CARLSBAD — Plans for a five-week summer music festival featuring an impressive roster of Soviet performers were unveiled Tuesday by the Batiquitos Festival of the Arts.
Artistic Director Michael Tseitlin announced the ambitious plans for the June 19-July 24 festival, which will include outdoor concerts at Batiquitos Lagoon Educational Park, indoor recitals at La Jolla's Sherwood Auditorium and a student music institute at The Bishop's School in La Jolla.
The Batiquitos festival sponsored several outdoor pops concerts last summer featuring the San Diego Chamber Orchestra under Donald Barra. This season's offering will have its own resident orchestra of 75 players under five guest conductors, including Soviet musicians Valery Gergiev and Leonid Grin.
The Russian battery will be augmented by soloists from the Moscow Virtuosi, a chamber orchestra that performed in San Diego last fall; Hortus Musicus Tallinn, an early music ensemble; violinists Ilya Gruber and Irina Tseitlin, and pianists Vladimir Krainev and Oxana Yablonskaya.
According to Michael Tseitlin, the inclusion of so many Soviet artists is an attempt to present music as an international peace language.
"Although we have been planning since last September, when Mayor (Maureen) O'Connor announced her intentions for a Russian arts festival next year, we saw our festival as a prelude to her plans," Tseitlin said.
A member of the music faculty at California State University, Los Angeles, Tseitlin has filled similar directing positions at the Taos, N.M., International Institute of Music and the Bolzano Festival in Italy.
The Carlsbad festival's budget of $2 million includes $900,000 for the educational institute for performing music students, which is composed of a junior and a senior division. The festival's primary supporter is Donald Sammis, whose company, Sammis Properties, is developing the educational and residential complex at Carlsbad's southern tip.
"It's a very ambitious program," said Geoff Brooks, executive director of the La Jolla Chamber Music Society, which has presented summer festivals for the past six years. "We've proven there is an audience for classical music in San Diego during the summer months. Festivals are labor-intensive undertakings. I hope they realize what they're getting into."

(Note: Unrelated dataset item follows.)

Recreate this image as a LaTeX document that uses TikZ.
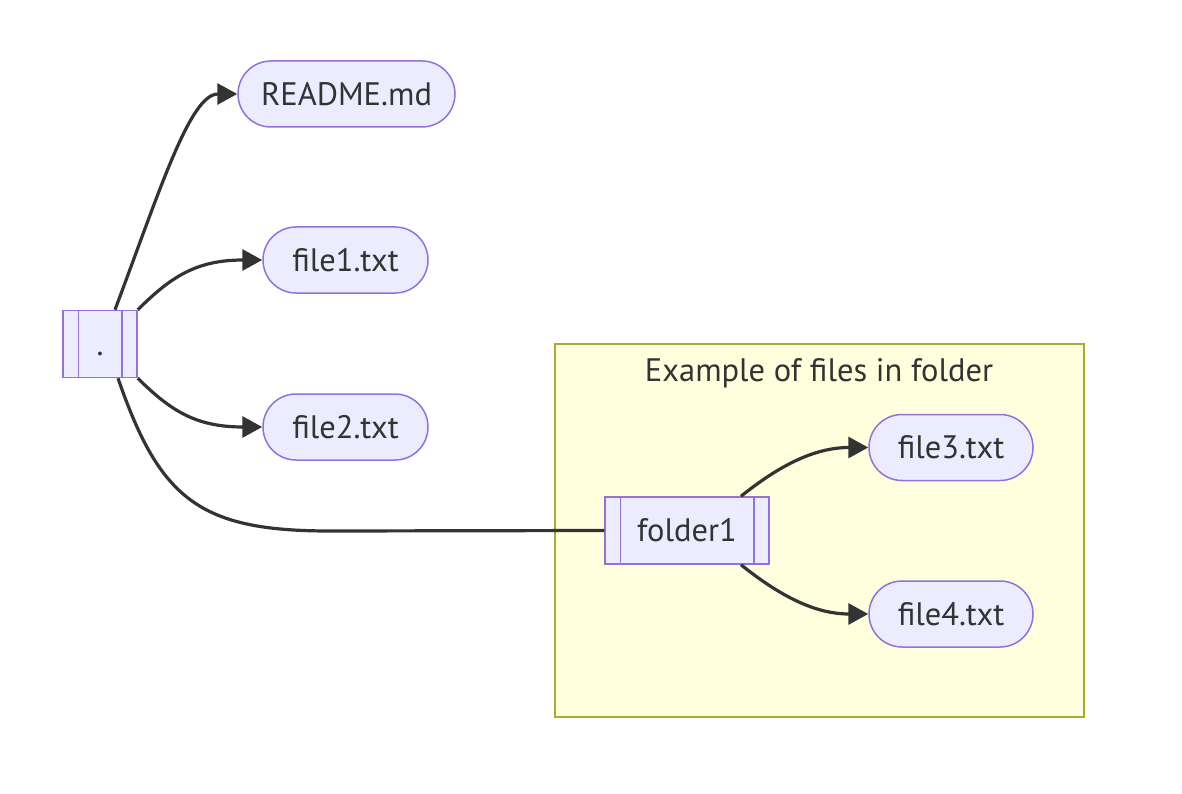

Among the American artists participating in the festival are the Fine Arts Quartet, master violin teacher Dorothy DeLay, pianist Gary Graffman, and conductors Henri Temianka and Zoltan Rozsnyai.
The festival orchestra will perform each Sunday evening at the outdoor lagoon site, while indoor programs will be offered throughout the week in La Jolla.
A shell will be erected at the lagoon to accommodate a hillside audience of 6,000, according to Sammis. A series of pop and jazz concerts will augment the classical fare.